What is being asked:
Render the material again word for word, skipping the pictures in it.

Source excerpt:
______________________________

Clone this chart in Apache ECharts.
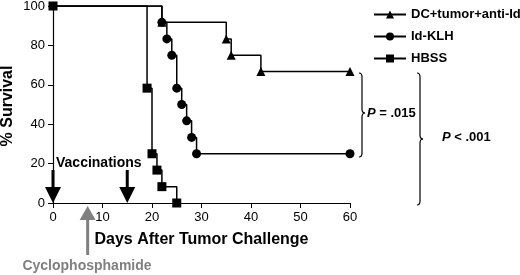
<!DOCTYPE html>
<html>
<head>
<meta charset="utf-8">
<script src="https://cdn.jsdelivr.net/npm/echarts@6/dist/echarts.min.js"></script>
<style>
  html, body { margin: 0; padding: 0; background: #fff; }
  #chart { width: 520px; height: 275px; }
</style>
</head>
<body>
<div id="chart"></div>
<script>
// Kaplan-Meier steps: days and % survival (marker sits at new level)
const dcDays = [0, 22, 35, 36, 42, 60];
const dcSurv = [100, 91.7, 83.3, 75, 66.7, 66.7];
const klhDays = [0, 22, 23, 24, 25, 26, 27, 28, 29, 60];
const klhSurv = [100, 91.7, 83.3, 75, 58.3, 50, 41.7, 33.3, 25, 25];
const hbssDays = [0, 19, 20, 21, 22, 25];
const hbssSurv = [100, 58.3, 25, 16.7, 8.3, 0];
const vaccDays = [0, 15];
const cycloDay = 7;

const font = "Liberation Sans, Arial, sans-serif";

function pts(days, surv, hideFirst) {
  return days.map((d, i) => {
    const item = { value: [d, surv[i]] };
    if (hideFirst && i === 0) item.symbol = "none";
    return item;
  });
}

const chart = echarts.init(document.getElementById("chart"));

function line(name, sym, size, data) {
  return {
    name: name,
    type: "line",
    step: "end",
    data: data,
    symbol: sym,
    symbolSize: size,
    showAllSymbol: true,
    lineStyle: { color: "#000", width: 1.5 },
    itemStyle: { color: "#000" }
  };
}

const option = {
  animation: false,
  grid: { left: 53, right: 170, top: 6, bottom: 72, outerBoundsMode: "none" },
  legend: {
    orient: "vertical",
    left: 368,
    top: 3,
    itemWidth: 32,
    itemHeight: 10,
    itemGap: 9,
    textStyle: { fontFamily: font, fontWeight: "bold", fontSize: 13, color: "#000" },
    data: ["DC+tumor+anti-Id", "Id-KLH", "HBSS"]
  },
  xAxis: {
    type: "value",
    min: 0, max: 60, interval: 10,
    name: "Days After Tumor Challenge",
    nameLocation: "middle",
    nameGap: 29,
    nameTextStyle: { fontFamily: font, fontWeight: "bold", fontSize: 16, color: "#000" },
    axisLine: { lineStyle: { color: "#000", width: 1.2 } },
    axisTick: { length: 5, lineStyle: { color: "#000" } },
    axisLabel: { fontFamily: font, fontSize: 13, color: "#000", margin: 8 },
    splitLine: { show: false }
  },
  yAxis: {
    type: "value",
    min: 0, max: 100, interval: 20,
    axisLine: { show: true, lineStyle: { color: "#000", width: 1.2 } },
    axisTick: { show: true, length: 5, lineStyle: { color: "#000" } },
    axisLabel: { fontFamily: font, fontSize: 13, color: "#000", margin: 8 },
    splitLine: { show: false }
  },
  series: [
    line("DC+tumor+anti-Id", "triangle", 9, pts(dcDays, dcSurv, true)),
    line("Id-KLH", "circle", 9, pts(klhDays, klhSurv, true)),
    line("HBSS", "rect", 9, pts(hbssDays, hbssSurv, false))
  ]
};
chart.setOption(option);

// curly brace pointing right, built from bezier curves and lines
function brace(x0, top, bottom, mid, w) {
  const xm = x0 + w / 2, r = 4;
  const st = { stroke: "#000", fill: "none", lineWidth: 1.2 };
  const curve = (a, c, b) => ({ type: "bezierCurve", shape: { x1: a[0], y1: a[1], cpx1: c[0], cpy1: c[1], x2: b[0], y2: b[1] }, style: st });
  return [
    curve([x0, top], [xm, top], [xm, top + r]),
    { type: "line", shape: { x1: xm, y1: top + r, x2: xm, y2: mid - r }, style: st },
    curve([xm, mid - r], [xm, mid], [x0 + w, mid]),
    curve([x0 + w, mid], [xm, mid], [xm, mid + r]),
    { type: "line", shape: { x1: xm, y1: mid + r, x2: xm, y2: bottom - r }, style: st },
    curve([xm, bottom - r], [xm, bottom], [x0, bottom])
  ];
}

const y0 = chart.convertToPixel({ gridIndex: 0 }, [0, 0])[1];
let g = [];
// y axis title
g.push({ type: "text", x: 8, y: 106, rotation: Math.PI / 2,
  style: { text: "% Survival", fill: "#000", font: "bold 16px " + font, align: "center", verticalAlign: "middle" } });
vaccDays.forEach(d => {
  const x = chart.convertToPixel({ gridIndex: 0 }, [d, 0])[0];
  g.push({ type: "line", shape: { x1: x, y1: y0 - 33, x2: x, y2: y0 - 15 }, style: { stroke: "#000", lineWidth: 3 } });
  g.push({ type: "polygon", shape: { points: [[x - 8, y0 - 16], [x + 8, y0 - 16], [x, y0]] }, style: { fill: "#000" } });
});
const cx = chart.convertToPixel({ gridIndex: 0 }, [cycloDay, 0])[0];
g.push({ type: "line", shape: { x1: cx, y1: 255, x2: cx, y2: 219 }, style: { stroke: "#808080", lineWidth: 3 } });
g.push({ type: "polygon", shape: { points: [[cx - 8, 220], [cx + 8, 220], [cx, 206]] }, style: { fill: "#808080" } });
g.push({ type: "text", x: 87, y: 266, style: { text: "Cyclophosphamide", fill: "#808080", font: "bold 14px " + font, align: "center", verticalAlign: "middle" } });
g.push({ type: "text", x: 56, y: 163, style: { text: "Vaccinations", fill: "#000", font: "bold 14px " + font, align: "left", verticalAlign: "middle" } });
g = g.concat(brace(359, 73, 157, 113, 6));
g = g.concat(brace(417, 73, 205, 139, 6));
g.push({ type: "text", x: 367, y: 113, style: {
  text: "{i|P} = .015", verticalAlign: "middle", font: "bold 13px " + font, fill: "#000",
  rich: { i: { fontStyle: "italic", fontWeight: "bold", fontSize: 13, fontFamily: font } } } });
g.push({ type: "text", x: 442, y: 137, style: {
  text: "{i|P} < .001", verticalAlign: "middle", font: "bold 13px " + font, fill: "#000",
  rich: { i: { fontStyle: "italic", fontWeight: "bold", fontSize: 13, fontFamily: font } } } });
chart.setOption({ graphic: g });
</script>
</body>
</html>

______________________________

Answer to the exercise:
Clone this chart in Apache ECharts.
<!DOCTYPE html>
<html>
<head>
<meta charset="utf-8">
<script src="https://cdn.jsdelivr.net/npm/echarts@6/dist/echarts.min.js"></script>
<style>
  html, body { margin: 0; padding: 0; background: #fff; }
  #chart { width: 520px; height: 275px; }
</style>
</head>
<body>
<div id="chart"></div>
<script>
// Kaplan-Meier steps: days and % survival (marker sits at new level)
const dcDays = [0, 22, 35, 36, 42, 60];
const dcSurv = [100, 91.7, 83.3, 75, 66.7, 66.7];
const klhDays = [0, 22, 23, 24, 25, 26, 27, 28, 29, 60];
const klhSurv = [100, 91.7, 83.3, 75, 58.3, 50, 41.7, 33.3, 25, 25];
const hbssDays = [0, 19, 20, 21, 22, 25];
const hbssSurv = [100, 58.3, 25, 16.7, 8.3, 0];
const vaccDays = [0, 15];
const cycloDay = 7;

const font = "Liberation Sans, Arial, sans-serif";

function pts(days, surv, hideFirst) {
  return days.map((d, i) => {
    const item = { value: [d, surv[i]] };
    if (hideFirst && i === 0) item.symbol = "none";
    return item;
  });
}

const chart = echarts.init(document.getElementById("chart"));

function line(name, sym, size, data) {
  return {
    name: name,
    type: "line",
    step: "end",
    data: data,
    symbol: sym,
    symbolSize: size,
    showAllSymbol: true,
    lineStyle: { color: "#000", width: 1.5 },
    itemStyle: { color: "#000" }
  };
}

const option = {
  animation: false,
  grid: { left: 53, right: 170, top: 6, bottom: 72, outerBoundsMode: "none" },
  legend: {
    orient: "vertical",
    left: 368,
    top: 3,
    itemWidth: 32,
    itemHeight: 10,
    itemGap: 9,
    textStyle: { fontFamily: font, fontWeight: "bold", fontSize: 13, color: "#000" },
    data: ["DC+tumor+anti-Id", "Id-KLH", "HBSS"]
  },
  xAxis: {
    type: "value",
    min: 0, max: 60, interval: 10,
    name: "Days After Tumor Challenge",
    nameLocation: "middle",
    nameGap: 29,
    nameTextStyle: { fontFamily: font, fontWeight: "bold", fontSize: 16, color: "#000" },
    axisLine: { lineStyle: { color: "#000", width: 1.2 } },
    axisTick: { length: 5, lineStyle: { color: "#000" } },
    axisLabel: { fontFamily: font, fontSize: 13, color: "#000", margin: 8 },
    splitLine: { show: false }
  },
  yAxis: {
    type: "value",
    min: 0, max: 100, interval: 20,
    axisLine: { show: true, lineStyle: { color: "#000", width: 1.2 } },
    axisTick: { show: true, length: 5, lineStyle: { color: "#000" } },
    axisLabel: { fontFamily: font, fontSize: 13, color: "#000", margin: 8 },
    splitLine: { show: false }
  },
  series: [
    line("DC+tumor+anti-Id", "triangle", 9, pts(dcDays, dcSurv, true)),
    line("Id-KLH", "circle", 9, pts(klhDays, klhSurv, true)),
    line("HBSS", "rect", 9, pts(hbssDays, hbssSurv, false))
  ]
};
chart.setOption(option);

// curly brace pointing right, built from bezier curves and lines
function brace(x0, top, bottom, mid, w) {
  const xm = x0 + w / 2, r = 4;
  const st = { stroke: "#000", fill: "none", lineWidth: 1.2 };
  const curve = (a, c, b) => ({ type: "bezierCurve", shape: { x1: a[0], y1: a[1], cpx1: c[0], cpy1: c[1], x2: b[0], y2: b[1] }, style: st });
  return [
    curve([x0, top], [xm, top], [xm, top + r]),
    { type: "line", shape: { x1: xm, y1: top + r, x2: xm, y2: mid - r }, style: st },
    curve([xm, mid - r], [xm, mid], [x0 + w, mid]),
    curve([x0 + w, mid], [xm, mid], [xm, mid + r]),
    { type: "line", shape: { x1: xm, y1: mid + r, x2: xm, y2: bottom - r }, style: st },
    curve([xm, bottom - r], [xm, bottom], [x0, bottom])
  ];
}

const y0 = chart.convertToPixel({ gridIndex: 0 }, [0, 0])[1];
let g = [];
// y axis title
g.push({ type: "text", x: 8, y: 106, rotation: Math.PI / 2,
  style: { text: "% Survival", fill: "#000", font: "bold 16px " + font, align: "center", verticalAlign: "middle" } });
vaccDays.forEach(d => {
  const x = chart.convertToPixel({ gridIndex: 0 }, [d, 0])[0];
  g.push({ type: "line", shape: { x1: x, y1: y0 - 33, x2: x, y2: y0 - 15 }, style: { stroke: "#000", lineWidth: 3 } });
  g.push({ type: "polygon", shape: { points: [[x - 8, y0 - 16], [x + 8, y0 - 16], [x, y0]] }, style: { fill: "#000" } });
});
const cx = chart.convertToPixel({ gridIndex: 0 }, [cycloDay, 0])[0];
g.push({ type: "line", shape: { x1: cx, y1: 255, x2: cx, y2: 219 }, style: { stroke: "#808080", lineWidth: 3 } });
g.push({ type: "polygon", shape: { points: [[cx - 8, 220], [cx + 8, 220], [cx, 206]] }, style: { fill: "#808080" } });
g.push({ type: "text", x: 87, y: 266, style: { text: "Cyclophosphamide", fill: "#808080", font: "bold 14px " + font, align: "center", verticalAlign: "middle" } });
g.push({ type: "text", x: 56, y: 163, style: { text: "Vaccinations", fill: "#000", font: "bold 14px " + font, align: "left", verticalAlign: "middle" } });
g = g.concat(brace(359, 73, 157, 113, 6));
g = g.concat(brace(417, 73, 205, 139, 6));
g.push({ type: "text", x: 367, y: 113, style: {
  text: "{i|P} = .015", verticalAlign: "middle", font: "bold 13px " + font, fill: "#000",
  rich: { i: { fontStyle: "italic", fontWeight: "bold", fontSize: 13, fontFamily: font } } } });
g.push({ type: "text", x: 442, y: 137, style: {
  text: "{i|P} < .001", verticalAlign: "middle", font: "bold 13px " + font, fill: "#000",
  rich: { i: { fontStyle: "italic", fontWeight: "bold", fontSize: 13, fontFamily: font } } } });
chart.setOption({ graphic: g });
</script>
</body>
</html>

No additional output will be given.